Years later, Johannes Brahms visits Professor Schumann in his large new home, successful after having published works each year from 1840 to 1849. Johannes protects baby Felix from Marie, Elise, Julie, Ludwig, Ferdinand and Eugenie who are chasing a chicken for Bertha to prepare dinner. Wanting to study with Robert, Johannes demonstrates, playing one of his rhapsodies, intriguing Clara and Robert both; Robert invites Johannes to live with them during his studies. During their New Years Eve party, Johannes plays a piece but Robert hears a constant ringing tone, wondering what's "wrong with the piano...?"

For weeks, Schumann struggles with chronic headaches while teaching and working on Scenes from Goethe's Faust, and resents that the agent Mr. Haslinger contracted Clara to perform a concert in Cologne to pay the bills. She encourages him that she plays only for the present, whereas his compositions "will last forever." But Robert disparages, it will be "music to which no man will listen." Julie contracts measles; after asking "Uncle Brahms" if he loves her mommy, he plays her a lullaby.

Dr. Hoffman checks on Robert, who is composing Verrufene Stelle (The Cursed Forest) and complains about "the 'A'...in my own head...The A, A, A, A!" Hoffman advises, "ease up" on the work, prescribing sedatives for melancholia. Clara explains, "His sister's mind broke down. She killed herself." They hope Robert's opera might revive him, but she finds Härtel's rejection letter. For help, Brahms seeks out Liszt, who asks Princess Valerie Hohenfels to "ensnare...for a good purpose," Mr. Reinecke, "the greatest living conductor." At the soiree, Listz performs a composition, and then introduces his "pyrotechnic" paraphrased arrangement of Schumann's Dedication. But Clara plays it again, as it was intended, "No illusions. No storms at sea. No gild. No glitter...Just love. Unadorned." Listz asks Reinecke to consider Schumann's "newest work...for the Gewandhaus."

While Robert plays Arabesque, Brahms packs, telling Clara he loves her but, he "can't live here anymore." Robert too realizes Johannes loves Clara. Brahms moves out. Robert completes his opera, but as he conducts a performance, the "A" tone headache becomes overwhelming, forcing him to stop mid-concert. Months after his mental breakdown and attempted suicide for being unable to cope with disappointment and failure, Clara visits the asylum where Robert eventually dies.

This was Clara's decision.
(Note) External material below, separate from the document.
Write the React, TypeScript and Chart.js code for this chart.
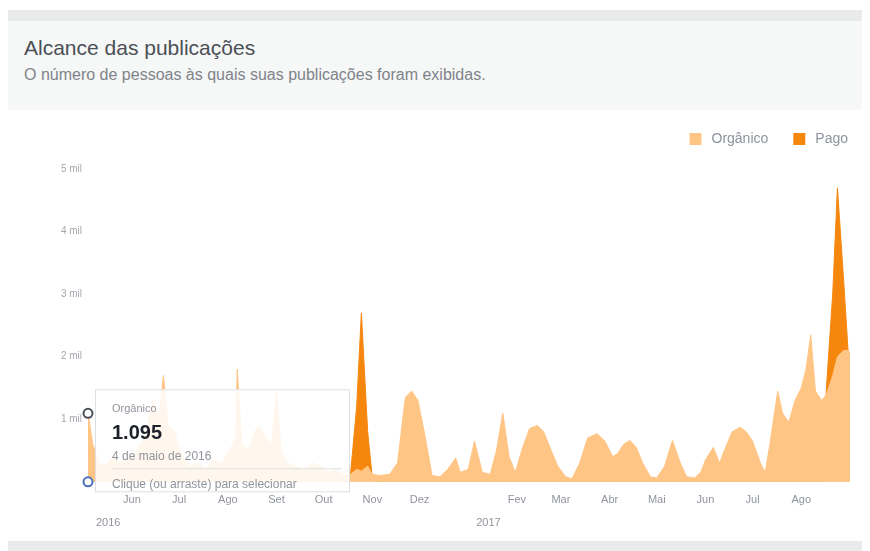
import { useEffect, useRef } from 'react';
import { Chart, registerables } from 'chart.js';

Chart.register(...registerables);

const FONTE = "'Liberation Sans', Arial, sans-serif";
Chart.defaults.font.family = FONTE;

// Datas (categorias) e séries
const datas = [
  '2016-05-04', '2016-05-07', '2016-05-11', '2016-05-15', '2016-05-20', '2016-05-24', '2016-05-29', '2016-06-04', '2016-06-09', '2016-06-11',
  '2016-06-14', '2016-06-18', '2016-06-21', '2016-06-24', '2016-06-28', '2016-07-03', '2016-07-08', '2016-07-13', '2016-07-18', '2016-07-23',
  '2016-07-28', '2016-08-02', '2016-08-06', '2016-08-07', '2016-08-10', '2016-08-14', '2016-08-18', '2016-08-21', '2016-08-25', '2016-08-29',
  '2016-09-01', '2016-09-04', '2016-09-08', '2016-09-13', '2016-09-18', '2016-09-24', '2016-09-29', '2016-10-04', '2016-10-09', '2016-10-14',
  '2016-10-18', '2016-10-22', '2016-10-25', '2016-10-29', '2016-11-01', '2016-11-06', '2016-11-12', '2016-11-17', '2016-11-22', '2016-11-26',
  '2016-11-30', '2016-12-04', '2016-12-09', '2016-12-14', '2016-12-19', '2016-12-24', '2016-12-27', '2017-01-01', '2017-01-05', '2017-01-10',
  '2017-01-15', '2017-01-19', '2017-01-23', '2017-01-27', '2017-01-31', '2017-02-04', '2017-02-09', '2017-02-14', '2017-02-18', '2017-02-22',
  '2017-02-27', '2017-03-04', '2017-03-08', '2017-03-13', '2017-03-18', '2017-03-24', '2017-03-29', '2017-04-03', '2017-04-06', '2017-04-10',
  '2017-04-14', '2017-04-18', '2017-04-22', '2017-04-27', '2017-05-01', '2017-05-06', '2017-05-11', '2017-05-16', '2017-05-20', '2017-05-25',
  '2017-05-29', '2017-06-01', '2017-06-06', '2017-06-10', '2017-06-13', '2017-06-18', '2017-06-23', '2017-06-27', '2017-07-01', '2017-07-06',
  '2017-07-09', '2017-07-12', '2017-07-17', '2017-07-20', '2017-07-24', '2017-07-28', '2017-08-01', '2017-08-04', '2017-08-07', '2017-08-10',
  '2017-08-14', '2017-08-17', '2017-08-21', '2017-08-24', '2017-08-28', '2017-08-31', '2017-09-01',
];

const organico = [
  1095, 600, 300, 250, 400, 300, 350, 500, 700, 900,
  1300, 1000, 1700, 900, 800, 400, 250, 300, 200, 350,
  300, 500, 700, 1800, 600, 500, 800, 900, 700, 600,
  1450, 500, 300, 250, 200, 300, 250, 150, 200, 100,
  120, 200, 170, 250, 120, 100, 120, 300, 1350, 1450,
  1300, 800, 100, 80, 200, 380, 150, 200, 650, 150,
  120, 500, 1100, 400, 150, 500, 850, 900, 800, 550,
  250, 80, 50, 300, 700, 770, 650, 400, 450, 600,
  660, 550, 300, 80, 60, 250, 660, 300, 80, 60,
  150, 350, 550, 300, 500, 800, 870, 800, 650, 300,
  150, 600, 1450, 1100, 950, 1300, 1500, 1800, 2350, 1450,
  1300, 1400, 1700, 2000, 2100, 2100, 2050,
];

const pago = [
  0, 0, 0, 0, 0, 0, 0, 0, 0, 0,
  0, 0, 0, 0, 0, 0, 0, 0, 0, 0,
  0, 0, 0, 0, 0, 0, 0, 0, 0, 0,
  0, 0, 0, 0, 0, 0, 0, 0, 0, 0,
  100, 1200, 2700, 800, 50, 0, 0, 0, 0, 0,
  0, 0, 0, 0, 0, 0, 0, 0, 0, 0,
  0, 0, 0, 0, 0, 0, 0, 0, 0, 0,
  0, 0, 0, 0, 0, 0, 0, 0, 0, 0,
  0, 0, 0, 0, 0, 0, 0, 0, 0, 0,
  0, 0, 0, 0, 0, 0, 0, 0, 0, 0,
  0, 0, 0, 0, 0, 0, 0, 0, 0, 0,
  0, 1500, 3000, 4700, 3200, 2000, 1800,
];

const inicioMeses = [
  '2016-06-01', '2016-07-01', '2016-08-01', '2016-09-01', '2016-10-01', '2016-11-01', '2016-12-01', '2017-01-01',
  '2017-02-01', '2017-03-01', '2017-04-01', '2017-05-01', '2017-06-01', '2017-07-01', '2017-08-01',
];
const rotulosMeses = ['Jun', 'Jul', 'Ago', 'Set', 'Out', 'Nov', 'Dez', '', 'Fev', 'Mar', 'Abr', 'Mai', 'Jun', 'Jul', 'Ago'];

const inicioAnos = ['2016-05-04', '2017-01-01'];
const rotulosAnos = ['2016', '2017'];

const ticksY = [0, 1000, 2000, 3000, 4000, 5000];
const rotulosY = ['', '1 mil', '2 mil', '3 mil', '4 mil', '5 mil'];

const nomesMeses = ['janeiro', 'fevereiro', 'março', 'abril', 'maio', 'junho', 'julho', 'agosto', 'setembro', 'outubro', 'novembro', 'dezembro'];

const series = ['Orgânico', 'Pago'];
const cores = ['#ffc585', '#f5870f'];

const indiceDica = 0;

const base = Date.parse(datas[0] + 'T00:00:00Z');
const dia = (s: string) => Math.round((Date.parse(s + 'T00:00:00Z') - base) / 86400000);

const fmtData = (s: string) => {
  const [a, m, d] = s.split('-').map(Number);
  return `${d} de ${nomesMeses[m - 1]} de ${a}`;
};

const extras = {
  id: 'extras',
  afterDraw(chart: any) {
    const { ctx, chartArea, scales } = chart;
    const xs = scales.x;
    const ys = scales.y;
    ctx.save();

    // legenda
    ctx.font = `14px ${FONTE}`;
    ctx.textBaseline = 'middle';
    ctx.textAlign = 'left';
    const ly = chartArea.top - 30;
    let right = chartArea.right - 2;
    const dsets = chart.data.datasets;
    for (let i = dsets.length - 1; i >= 0; i--) {
      const ds = dsets[i];
      const w = ctx.measureText(ds.label).width;
      ctx.fillStyle = '#8d949e';
      ctx.fillText(ds.label, right - w, ly);
      const bx = right - w - 10 - 12;
      ctx.fillStyle = ds.backgroundColor;
      ctx.fillRect(bx, ly - 6, 12, 12);
      right = bx - 25;
    }

    // anos
    ctx.font = `11px ${FONTE}`;
    ctx.fillStyle = '#90949c';
    inicioAnos.forEach((d, i) => {
      const x = xs.getPixelForValue(dia(d)) + 8;
      ctx.fillText(rotulosAnos[i], x, chartArea.bottom + 41);
    });

    // dica
    const px = xs.getPixelForValue(dia(datas[indiceDica]));
    const pyO = ys.getPixelForValue(organico[indiceDica]);
    const pyP = ys.getPixelForValue(pago[indiceDica]);
    const bx = px + 7;
    const by = pyO - 24;
    const bw = 255;
    const bh = 103;
    ctx.fillStyle = 'rgba(255,255,255,0.86)';
    ctx.fillRect(bx, by, bw, bh);
    ctx.strokeStyle = '#dddfe2';
    ctx.lineWidth = 1;
    ctx.strokeRect(bx + 0.5, by + 0.5, bw - 1, bh - 1);
    const tx = bx + 17;
    ctx.textAlign = 'left';
    ctx.textBaseline = 'middle';
    ctx.font = `11px ${FONTE}`;
    ctx.fillStyle = '#90949c';
    ctx.fillText(series[0], tx, by + 20);
    ctx.font = `bold 20px ${FONTE}`;
    ctx.fillStyle = '#1d2129';
    ctx.fillText(organico[indiceDica].toLocaleString('pt-BR'), tx, by + 44);
    ctx.font = `12px ${FONTE}`;
    ctx.fillStyle = '#90949c';
    ctx.fillText(fmtData(datas[indiceDica]), tx, by + 67);
    ctx.beginPath();
    ctx.strokeStyle = '#dddfe2';
    ctx.moveTo(tx, by + 79.5);
    ctx.lineTo(bx + bw - 8, by + 79.5);
    ctx.stroke();
    ctx.fillText('Clique (ou arraste) para selecionar', tx, by + 95);

    const circulo = (y: number, cor: string) => {
      ctx.beginPath();
      ctx.arc(px, y, 4.5, 0, Math.PI * 2);
      ctx.fillStyle = '#ffffff';
      ctx.fill();
      ctx.lineWidth = 2;
      ctx.strokeStyle = cor;
      ctx.stroke();
    };
    circulo(pyO, '#4b4f56');
    circulo(pyP, '#4a70b8');

    ctx.restore();
  },
};

export default function App() {
  const ref = useRef<HTMLCanvasElement>(null);

  useEffect(() => {
    if (!ref.current) return;
    const xs = datas.map(dia);
    const chart = new Chart(ref.current, {
      type: 'line',
      data: {
        datasets: [
          {
            label: series[0],
            data: xs.map((x, i) => ({ x, y: organico[i] })),
            backgroundColor: cores[0],
            borderColor: cores[0],
            borderWidth: 1,
            fill: 'origin',
            pointRadius: 0,
            tension: 0,
          },
          {
            label: series[1],
            data: xs.map((x, i) => ({ x, y: pago[i] })),
            backgroundColor: cores[1],
            borderColor: cores[1],
            borderWidth: 1,
            fill: 'origin',
            pointRadius: 0,
            tension: 0,
          },
        ],
      },
      options: {
        animation: false,
        responsive: true,
        maintainAspectRatio: false,
        events: [],
        layout: { padding: { top: 59, bottom: 22, right: 12, left: 0 } },
        plugins: {
          legend: { display: false },
          tooltip: { enabled: false },
        },
        scales: {
          x: {
            type: 'linear',
            min: xs[0],
            max: xs[xs.length - 1],
            grid: { display: false, drawTicks: false },
            border: { display: false },
            afterBuildTicks: (axis: any) => {
              axis.ticks = inicioMeses.map((d) => ({ value: dia(d) }));
            },
            ticks: {
              autoSkip: false,
              maxRotation: 0,
              padding: 12,
              color: '#90949c',
              font: { size: 11 },
              callback: (_v: any, i: number) => rotulosMeses[i],
            },
          },
          y: {
            min: ticksY[0],
            max: ticksY[ticksY.length - 1],
            grid: { display: false, drawTicks: false },
            border: { display: false },
            afterFit: (s: any) => {
              s.width = 80;
            },
            afterBuildTicks: (axis: any) => {
              axis.ticks = ticksY.map((v) => ({ value: v }));
            },
            ticks: {
              padding: 6,
              color: '#a3a8ae',
              font: { size: 10 },
              callback: (_v: any, i: number) => rotulosY[i],
            },
          },
        },
      },
      plugins: [extras],
    } as any);
    return () => chart.destroy();
  }, []);

  return (
    <div style={{ width: 854, fontFamily: FONTE }}>
      <div style={{ height: 2 }} />
      <div style={{ height: 11, background: '#e9eaeb' }} />
      <div style={{ height: 89, background: '#f6f7f7', paddingLeft: 16, boxSizing: 'border-box', overflow: 'hidden' }}>
        <div style={{ height: 16 }} />
        <div style={{ fontSize: 21, lineHeight: '21px', color: '#4b4f56', whiteSpace: 'nowrap' }}>Alcance das publicações</div>
        <div style={{ height: 9 }} />
        <div style={{ fontSize: 16, lineHeight: '16px', color: '#7f8389', whiteSpace: 'nowrap' }}>
          O número de pessoas às quais suas publicações foram exibidas.
        </div>
      </div>
      <div style={{ position: 'relative', height: 431, background: '#ffffff' }}>
        <canvas ref={ref} />
      </div>
      <div style={{ height: 12, background: '#e9eaeb' }} />
    </div>
  );
}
And so, through the years, in villages and great cities, she played Schumann's music – until the world came to know and forever remember the glory of his genius.
— –Interlude caption
Four years later, Brahms returns on his way to Cologne to hear his latest composition performed, inviting Clara, who still mourns, dressed in black. He encourages her to start playing again and get out of her empty house. They leave the concert for dinner and dancing, where Johannes proposes marriage. But Clara rejects him, "I could never stop loving [Robert]...He still lives...I could help him to live forever." She devotes her remaining life to play, promote and preserve Robert's music and memory.

On May 10th 1890 at the Royal Opera, Dresden, Clara makes a farewell appearance, performing a memorial concert of Robert's work. With King Albert in attendance, she plays Träumerei once more.

==Production notes==
Hepburn trained with a pianist for weeks prior to production so she could be filmed playing the piano convincingly. When Henreid is playing piano, the hands of Ervin Nyiregyházi are seen. The soundtrack for the picture was recorded by Arthur Rubinstein. Rubinstein said Hepburn played almost as well as he.

==Reception==
The film earned $1,469,000 in the U.S. and Canada and $1,268,000 elsewhere resulting in a loss of $1,091,000.

Variety listed the film as earning $3.1 million in U.S. and Canadian rentals in 1947.